Find each line with the word "chart" and copy it.

---+---

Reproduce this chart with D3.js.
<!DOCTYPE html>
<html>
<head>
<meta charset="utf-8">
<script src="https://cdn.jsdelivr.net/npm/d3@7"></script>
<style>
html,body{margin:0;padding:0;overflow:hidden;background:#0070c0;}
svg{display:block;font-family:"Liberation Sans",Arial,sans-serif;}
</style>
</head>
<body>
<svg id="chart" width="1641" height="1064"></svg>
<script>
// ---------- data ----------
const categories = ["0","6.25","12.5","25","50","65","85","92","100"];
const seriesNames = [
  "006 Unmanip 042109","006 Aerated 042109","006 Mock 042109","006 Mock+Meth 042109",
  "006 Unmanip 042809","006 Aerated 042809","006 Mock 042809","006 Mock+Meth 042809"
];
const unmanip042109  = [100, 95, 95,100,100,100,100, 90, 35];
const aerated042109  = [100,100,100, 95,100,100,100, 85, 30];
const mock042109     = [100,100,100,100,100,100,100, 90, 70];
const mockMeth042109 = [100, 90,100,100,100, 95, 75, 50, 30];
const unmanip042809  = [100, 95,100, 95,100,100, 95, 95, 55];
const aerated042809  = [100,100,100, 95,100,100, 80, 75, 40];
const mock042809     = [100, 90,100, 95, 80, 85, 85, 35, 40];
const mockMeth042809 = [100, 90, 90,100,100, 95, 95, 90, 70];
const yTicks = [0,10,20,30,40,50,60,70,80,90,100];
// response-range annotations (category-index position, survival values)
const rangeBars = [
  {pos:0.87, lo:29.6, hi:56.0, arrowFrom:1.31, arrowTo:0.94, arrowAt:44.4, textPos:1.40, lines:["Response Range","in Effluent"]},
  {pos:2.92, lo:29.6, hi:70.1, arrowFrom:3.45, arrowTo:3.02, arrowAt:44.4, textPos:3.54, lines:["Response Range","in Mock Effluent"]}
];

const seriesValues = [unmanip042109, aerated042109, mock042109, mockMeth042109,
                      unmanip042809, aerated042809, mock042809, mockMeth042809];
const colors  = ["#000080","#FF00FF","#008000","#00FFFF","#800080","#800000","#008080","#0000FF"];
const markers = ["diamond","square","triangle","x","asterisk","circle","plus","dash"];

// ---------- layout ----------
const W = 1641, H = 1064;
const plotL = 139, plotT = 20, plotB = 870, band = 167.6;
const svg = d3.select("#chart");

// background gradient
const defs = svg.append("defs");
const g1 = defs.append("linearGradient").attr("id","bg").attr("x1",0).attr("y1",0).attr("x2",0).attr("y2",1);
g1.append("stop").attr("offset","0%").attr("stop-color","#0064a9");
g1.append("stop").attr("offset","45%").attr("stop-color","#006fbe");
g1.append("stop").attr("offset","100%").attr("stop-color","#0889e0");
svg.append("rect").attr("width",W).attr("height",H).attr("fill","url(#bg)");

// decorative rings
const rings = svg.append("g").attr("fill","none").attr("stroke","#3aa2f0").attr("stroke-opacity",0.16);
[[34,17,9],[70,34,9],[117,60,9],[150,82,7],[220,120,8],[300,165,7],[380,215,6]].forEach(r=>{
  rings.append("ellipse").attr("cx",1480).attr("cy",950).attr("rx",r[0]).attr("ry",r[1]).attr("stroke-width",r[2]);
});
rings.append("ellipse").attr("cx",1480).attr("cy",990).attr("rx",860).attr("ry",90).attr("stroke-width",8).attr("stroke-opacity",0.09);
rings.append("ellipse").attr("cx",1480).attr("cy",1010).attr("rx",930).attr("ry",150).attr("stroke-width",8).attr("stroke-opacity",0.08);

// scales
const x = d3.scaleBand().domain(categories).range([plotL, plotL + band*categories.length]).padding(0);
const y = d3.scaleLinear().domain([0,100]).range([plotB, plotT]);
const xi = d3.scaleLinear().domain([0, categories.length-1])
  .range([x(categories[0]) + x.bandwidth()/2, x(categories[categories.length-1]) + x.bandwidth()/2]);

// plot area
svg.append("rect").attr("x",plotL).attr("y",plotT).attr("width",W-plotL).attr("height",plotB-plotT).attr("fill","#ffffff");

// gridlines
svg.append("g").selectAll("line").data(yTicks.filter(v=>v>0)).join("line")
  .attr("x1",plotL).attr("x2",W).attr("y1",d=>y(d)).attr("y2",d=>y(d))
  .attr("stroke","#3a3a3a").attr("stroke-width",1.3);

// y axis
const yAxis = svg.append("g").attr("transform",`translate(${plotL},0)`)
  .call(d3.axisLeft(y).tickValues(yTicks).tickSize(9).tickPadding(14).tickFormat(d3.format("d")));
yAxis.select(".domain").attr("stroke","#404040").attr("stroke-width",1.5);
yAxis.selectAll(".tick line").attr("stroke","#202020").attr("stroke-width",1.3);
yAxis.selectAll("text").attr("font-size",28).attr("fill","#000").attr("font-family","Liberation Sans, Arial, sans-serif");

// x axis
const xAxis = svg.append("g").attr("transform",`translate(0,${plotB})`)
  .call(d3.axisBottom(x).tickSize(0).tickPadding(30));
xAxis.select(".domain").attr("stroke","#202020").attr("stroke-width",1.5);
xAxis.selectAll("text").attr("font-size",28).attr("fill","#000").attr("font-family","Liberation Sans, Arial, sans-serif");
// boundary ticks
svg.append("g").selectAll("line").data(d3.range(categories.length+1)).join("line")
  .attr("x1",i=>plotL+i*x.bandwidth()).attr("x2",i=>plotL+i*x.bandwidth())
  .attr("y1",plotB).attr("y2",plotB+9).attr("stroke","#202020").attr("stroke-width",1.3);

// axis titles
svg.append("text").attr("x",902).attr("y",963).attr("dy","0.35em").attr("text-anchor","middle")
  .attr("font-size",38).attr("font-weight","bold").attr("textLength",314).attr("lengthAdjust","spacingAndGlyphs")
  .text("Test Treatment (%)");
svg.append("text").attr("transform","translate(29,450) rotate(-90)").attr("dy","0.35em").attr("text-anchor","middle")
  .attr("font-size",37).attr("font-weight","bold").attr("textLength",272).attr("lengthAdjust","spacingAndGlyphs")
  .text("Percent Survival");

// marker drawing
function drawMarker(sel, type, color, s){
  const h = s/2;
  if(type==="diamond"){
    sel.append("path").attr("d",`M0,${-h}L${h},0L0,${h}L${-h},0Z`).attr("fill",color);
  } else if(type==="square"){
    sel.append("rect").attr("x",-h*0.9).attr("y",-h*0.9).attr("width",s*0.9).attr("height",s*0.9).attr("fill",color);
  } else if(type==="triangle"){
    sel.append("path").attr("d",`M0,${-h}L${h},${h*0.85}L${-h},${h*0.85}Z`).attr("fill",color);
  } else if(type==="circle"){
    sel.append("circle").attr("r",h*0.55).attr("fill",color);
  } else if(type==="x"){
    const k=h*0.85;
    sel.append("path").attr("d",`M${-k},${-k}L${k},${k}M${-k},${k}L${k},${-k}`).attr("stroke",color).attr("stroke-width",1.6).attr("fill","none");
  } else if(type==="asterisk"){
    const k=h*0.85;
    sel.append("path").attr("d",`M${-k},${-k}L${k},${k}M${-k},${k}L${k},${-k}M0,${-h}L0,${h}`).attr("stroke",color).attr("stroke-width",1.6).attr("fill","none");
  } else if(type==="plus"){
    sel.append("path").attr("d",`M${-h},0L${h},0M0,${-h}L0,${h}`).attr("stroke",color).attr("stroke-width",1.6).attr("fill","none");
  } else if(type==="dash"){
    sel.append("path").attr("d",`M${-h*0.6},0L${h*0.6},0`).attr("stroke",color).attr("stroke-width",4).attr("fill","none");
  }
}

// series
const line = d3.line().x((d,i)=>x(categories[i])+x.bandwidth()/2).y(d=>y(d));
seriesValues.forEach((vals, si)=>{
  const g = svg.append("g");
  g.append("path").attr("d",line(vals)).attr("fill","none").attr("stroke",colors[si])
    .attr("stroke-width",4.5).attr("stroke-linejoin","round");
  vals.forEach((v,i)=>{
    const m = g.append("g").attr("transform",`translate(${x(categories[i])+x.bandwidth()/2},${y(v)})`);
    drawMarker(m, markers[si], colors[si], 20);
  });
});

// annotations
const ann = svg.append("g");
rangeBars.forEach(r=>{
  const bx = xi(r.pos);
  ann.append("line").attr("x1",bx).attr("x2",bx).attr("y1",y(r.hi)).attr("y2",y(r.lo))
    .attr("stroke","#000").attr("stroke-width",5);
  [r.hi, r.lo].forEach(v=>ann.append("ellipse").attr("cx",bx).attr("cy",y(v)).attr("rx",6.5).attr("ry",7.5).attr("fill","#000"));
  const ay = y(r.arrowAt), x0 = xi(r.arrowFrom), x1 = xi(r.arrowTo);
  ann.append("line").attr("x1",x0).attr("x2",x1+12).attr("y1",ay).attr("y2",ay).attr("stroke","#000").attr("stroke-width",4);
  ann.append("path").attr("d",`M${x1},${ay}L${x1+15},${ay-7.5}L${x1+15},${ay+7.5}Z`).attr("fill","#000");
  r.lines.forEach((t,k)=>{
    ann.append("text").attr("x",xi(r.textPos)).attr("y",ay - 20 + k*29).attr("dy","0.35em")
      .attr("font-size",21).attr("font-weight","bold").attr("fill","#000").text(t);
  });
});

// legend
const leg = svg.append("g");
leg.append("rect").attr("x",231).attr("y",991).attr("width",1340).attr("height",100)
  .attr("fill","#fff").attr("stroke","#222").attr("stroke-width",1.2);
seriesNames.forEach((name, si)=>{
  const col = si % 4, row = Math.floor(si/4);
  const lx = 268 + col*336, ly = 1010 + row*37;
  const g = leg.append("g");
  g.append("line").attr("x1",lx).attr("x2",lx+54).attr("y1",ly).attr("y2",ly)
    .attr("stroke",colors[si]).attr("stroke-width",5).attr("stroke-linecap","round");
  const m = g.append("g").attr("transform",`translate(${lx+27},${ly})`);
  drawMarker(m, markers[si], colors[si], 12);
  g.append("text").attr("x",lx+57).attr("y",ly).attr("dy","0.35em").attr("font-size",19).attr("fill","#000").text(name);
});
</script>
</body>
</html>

---+---

* Solution below
Reproduce this chart with D3.js.
<svg id="chart" width="1641" height="1064"></svg>
const svg = d3.select("#chart");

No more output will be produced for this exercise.